Juan Pablo Montoya tested the new rain tire for Goodyear in a Nationwide car at Goodyear's proving grounds in San Antonio, Texas back in November last year. It incorporates the use of carbon fiber to help stiffen the tire's sidewalls for improved handling. However, the running conducted back then was mainly straight-line and not at racing speeds.
The first real test for the new specification may come later this month when the Nationwide Series competes at Montreal for the third time. As well as wet tires, cars would need to be fitted with windshield wipers and de-fog systems, but even if adapted with such devices, some Cup drivers still prefer not to race in the wet.
"We have enough challenges trying to stay on the track when it's dry and I can't imagine what it would be like in a Cup race if it was wet," said four-time champion Jeff Gordon. "I will say that I thoroughly enjoyed watching it rain up there in Montreal last year. That was highly entertaining, but I was very glad that I wasn't inside the car.
"One of the biggest reasons, I think it would be fun to actually drive the cars in the rain if you get a consistent rain and you can feel the grip level but, as you saw, the windshield wipers don't work, the de-fog doesn't work.
"I don't know, I really don't know, but I'm not going to go over there and stand in line and beg them to put rain tires on us, I can tell you that."
Sprint Cup Series director John Darby says the new rain tyre Goodyear has developed may open up the possibility of staging a Cup race in the wet in the future, although for the time being he doesn't see that happening.
"I'm certainly not saying [a wet-weather race] will never come back to the Cup series," said Darby. "Because Goodyear has done a really, really nice job in developing the new wet tire, compared to what we had back in the Suzuka days."
"If you have standing water on the course it becomes almost impossible to compete. So I won't put [racing in the wet] completely off the map, but today it is what it is."

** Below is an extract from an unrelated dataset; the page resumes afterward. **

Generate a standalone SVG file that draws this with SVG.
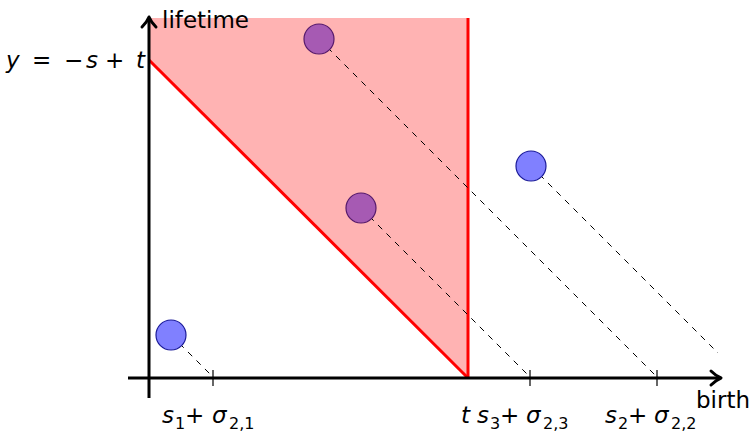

NASCAR officials hope to get the Sprint Cup series race at Watkins Glen in on Monday. Although the skies are cloudy, the forecast shows a slim chance of rain for the rest of the day.
Although rain has affected NASCAR events at Watkins Glen in the past, this year's postponement has only been the second in the history of the Sprint Cup at the track, after the 1987 race was won by former Cup champion Rusty Wallace on a Monday.